[lire la présentation générale]
L’un et l’autre, la collection dirigée par J.B Pontalis, propose la rencontre, toujours déjà effectuée par ailleurs, entre un auteur et « son héros secret ». Rencontre : à savoir non pas récit sur celui qui est en mémoire sur la scène de la pensée de l’écrivain, non pas biographie, mais entrelacs du trajet de l’écrivain et de celui qui le hante, rencontre impossible que l’écriture permet. « Des vies, mais telles que la mémoire les invente, que notre imagination les recrée, qu’une passion les anime. Des récits subjectifs, à mille lieues de la biographie traditionnelle ».
Dominique Dussidour, nous fait rencontrer un trajet d’écriture qui s’attache à Munch, que si l’on connait par le cri [der Schrei] cependant a une peinture à l’inquiétante angoisse qui est bien plus large que cette peinture symbole pour les historiens de l’art. Ce que tente de donner à comprendre D. Dussidour, c’est en quel sens il y a eu peinture. À savoir la peinture comme un évènement pour Munch. En quel sens est née la peinture pour Edvard Munch. Le sous titre pourrait paraître trompeur : « Dans l’atelier d’Edvard Munch », car si en effet D. Dussidour s’intéresse bien à la peinture elle-même, aux multiples ateliers qu’il a eu, à la composition picturale, à cet expressionnisme qui caractérise la peinture de Munch, cependant ce qu’il veut montrer c’est ce que voit Munch, ce qu’aurait pu voir Munch : cet enfer de l’existence qui enveloppe en soi la mort, la décomposition, la maladie.
Nous pouvons parfaitement comprendre cela avec l »analyse qu »il fait de L’enfant malade. Si dans un premier temps D. Dussidour fait une analyse technique du tableau : nombre d’exemplaire existant, lithographies, versions et dates, premmiers lieux d’exposition, cependant, c’est pour s’en écarter, ou encore c’est pour percevoir au-delà des aspects visibles ce qui fait l’importance du tableau, ce qui fait que Munch puisse écrire : « La plupart des travaux qui ont suivi ont pris naissance de ce tableau ». Ce qu’il indique, ce n’est pas tant le problème clinique de la maladie, que la médiation picturale qui fait surgir la maladie. L’enfant malade déconcerta le public, car ce qui fut vu, n’était pas une mimésis du réel, pouvant ressembler comme le dit Hegel jusqu’à la nausée à un enfant réellement malade, mais le travail pictural à l’oeuvre de l’oeuvre, la main de Munch travaillant « dans des couleurs franches, une pâte épaisse qu’il a posée couche après couche ».

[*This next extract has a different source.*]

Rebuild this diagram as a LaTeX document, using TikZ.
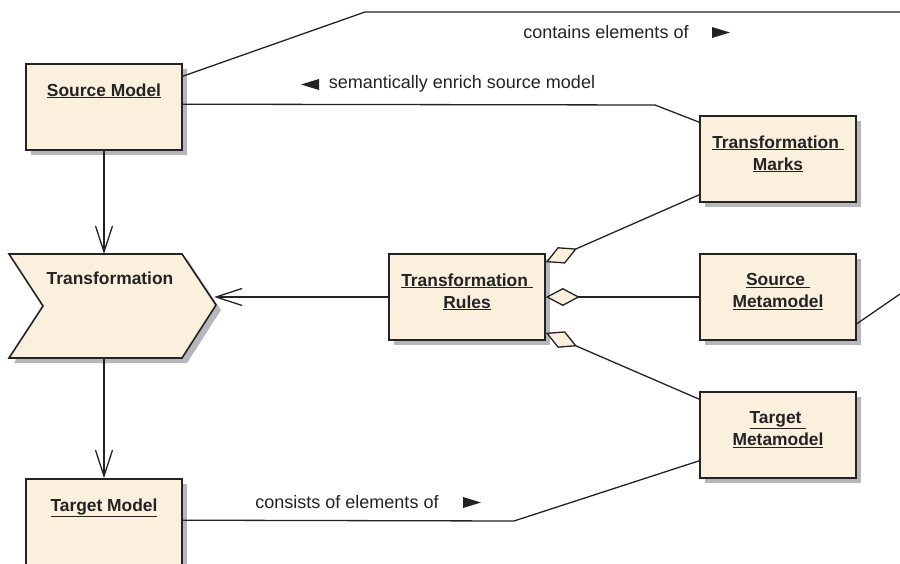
\documentclass[tikz,border=0pt]{standalone}
\usepackage{fontspec}
\setmainfont{Liberation Sans}
\usetikzlibrary{arrows.meta,calc,shadows}
\definecolor{boxfill}{RGB}{251,239,222}
\definecolor{shadowgray}{RGB}{182,182,188}
\definecolor{ink}{RGB}{35,35,35}

\begin{document}
\begin{tikzpicture}[x=1pt,y=-1pt,
  umlbox/.style={draw=ink, line width=1.6pt, fill=boxfill,
    minimum width=156pt, minimum height=86pt, inner sep=0pt,
    drop shadow={shadow xshift=5pt, shadow yshift=-5pt, fill=shadowgray, opacity=1}},
  title/.style={font=\fontsize{17.4}{22}\selectfont\bfseries, align=center,
    anchor=north, inner sep=0pt, text=ink},
  lbl/.style={font=\fontsize{18}{20}\selectfont, inner sep=0pt, text=ink},
  conn/.style={draw=ink, line width=1.3pt},
  flow/.style={-{Straight Barb[length=26pt,width=17pt,line width=1.3pt]}},
  agg/.style={{Diamond[length=34pt,width=18pt,fill=boxfill,line width=1.3pt]}-},
  marker/.style={fill=ink}]
\useasboundingbox (0,0) rectangle (900,564);

% class boxes
\node[umlbox] (sm)  at (104,107) {};
\node[umlbox] (tm)  at (778,159) {};
\node[umlbox] (tr)  at (467,297) {};
\node[umlbox] (smm) at (778,297) {};
\node[umlbox] (tmm) at (778,435) {};
\node[umlbox] (tgm) at (104,522) {};

\node[title] (smt)  at ($(sm.north)+(0,20)$)  {\underline{Source Model}};
\node[title] (tmt)  at ($(tm.north)+(0,20)$)  {\underline{Transformation\ }\\\underline{Marks}};
\node[title] (trt)  at ($(tr.north)+(0,20)$)  {\underline{Transformation\ }\\\underline{Rules}};
\node[title] (smmt) at ($(smm.north)+(0,20)$) {\underline{Source\ }\\\underline{Metamodel}};
\node[title] (tmmt) at ($(tmm.north)+(0,20)$) {\underline{Target\ }\\\underline{Metamodel}};
\node[title] (tgmt) at ($(tgm.north)+(0,20)$) {\underline{Target Model}};

% transformation activity (chevron)
\fill[shadowgray] (14,259) -- (187,259) -- (221,310) -- (187,363) -- (14,363) -- (48,311) -- cycle;
\filldraw[fill=boxfill, draw=ink, line width=1.6pt]
  (9,254) -- (182,254) -- (216,305) -- (182,358) -- (9,358) -- (43,306) -- cycle;
\node[title, anchor=center] (tft) at (110,278) {Transformation};
\coordinate (tftop) at (104,254);
\coordinate (tfbot) at (104,358);
\coordinate (tfin)  at (214,297);

% flow arrows
\draw[conn,flow] (sm.south) -- (tftop);
\draw[conn,flow] (tfbot) -- (tgm.north);
\draw[conn,flow] (tr.west) -- (tfin);

% associations
\coordinate (topright) at (900,12);
\draw[conn] ($(sm.north east)+(0,13)$) -- (365,12) -- (topright);
\draw[conn] ($(sm.north east)+(0,41)$) -- (655,105) -- ($(tm.north west)+(0,7)$);
\coordinate (smmout) at (900,294);
\draw[conn] ($(smm.south east)+(0,-17)$) -- (smmout);
\draw[conn] ($(tmm.south west)+(0,-18)$) -- (514,521) -- ($(tgm.north east)+(0,42)$);

% aggregations of the rules
\draw[conn,agg] ($(tr.north east)+(0,9)$) -- ($(tm.south west)+(0,-8)$);
\draw[conn,agg] (tr.east) -- (smm.west);
\draw[conn,agg] ($(tr.south east)+(0,-8)$) -- ($(tmm.north west)+(0,8)$);

% association labels with direction markers
\node[lbl] (l1) at (606,32) {contains elements of};
\fill[marker] (712,27) -- (730,32.5) -- (712,38) -- cycle;
\node[lbl] (l2) at (462,84) {semantically enrich source model};
\fill[marker] (319,79) -- (301,84.5) -- (319,90) -- cycle;
\node[lbl] (l3) at (347,502) {consists of elements of};
\fill[marker] (463,497) -- (481,502.5) -- (463,508) -- cycle;
\end{tikzpicture}
\end{document}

Ce que montre ainsi D. Dussidour, c’est le regard de Munch par la peinture, regard qu’il a sur le monde, de même que celui de Gauguin que l’on croise à plusieurs reprises. La suite des dates qui ponctuent l’existence du peintre et ceci bien au-delà de sa mort, vie à travers la peinture, n’est que points à partir desquels se déplie cette obsession du regard peignant le monde, la mort qui le hante, la douleur qu’il supporte. « On peindra des êtres vivants qui respirent, qui sentent, qui souffrent et qui aiment » (manifeste de St Cloud), « j’aime la vie, la vie même malade » écrit-il.
Donc c’est peu à peu, à travers son propre trajet que D. Dussidour nous donne accès à ce travail de peinture, et à ce qu’il renferme. Que cela soit à travers les rencontres que fit le peintre [celle avec Strindberg est un moment d’anthologie], ou bien que cela soit à travers les scandales que sa peinture provoqua, aussi bien en Allemagne qu’en Norvège, où, revenant exposer en 1895 à Christiana, une critique d’art peut écrire face au Cri — alors que la notoriété de Munch a déjà une carrure internationale, même si elle lui rapporte peu : « C’est soit un artiste halluciné, soit un mauvais plaisant qui se moque du public et se joue de la peinture comme de la vie humaine. Si seulement ses caricatures étaient drôles… Malheureusement, toutes ces plaisanteries sont lamentables et de fort mauvais goût, elles sont écoeurantes et donnent envie d’appeler la police ». D. Dussidour à de nombreux endroits donne même la parole à Munch, écrivant à la première personne, sans réelle ponctuation, imaginant ce qu’aurait pu être sa représentation de son existence, sa propre pensée.
L’ensemble du livre de D. Dussidour est en ce sens une réelle réussite, tout à la fois exigeant quant à sa composition, jouant des codes, des listes, mêlant les styles. Mais c’est surtout l’accès à Munch qui est ici essentiel, et qui va bien au-delà de toute biographie, nous en donnant une pensée vivante.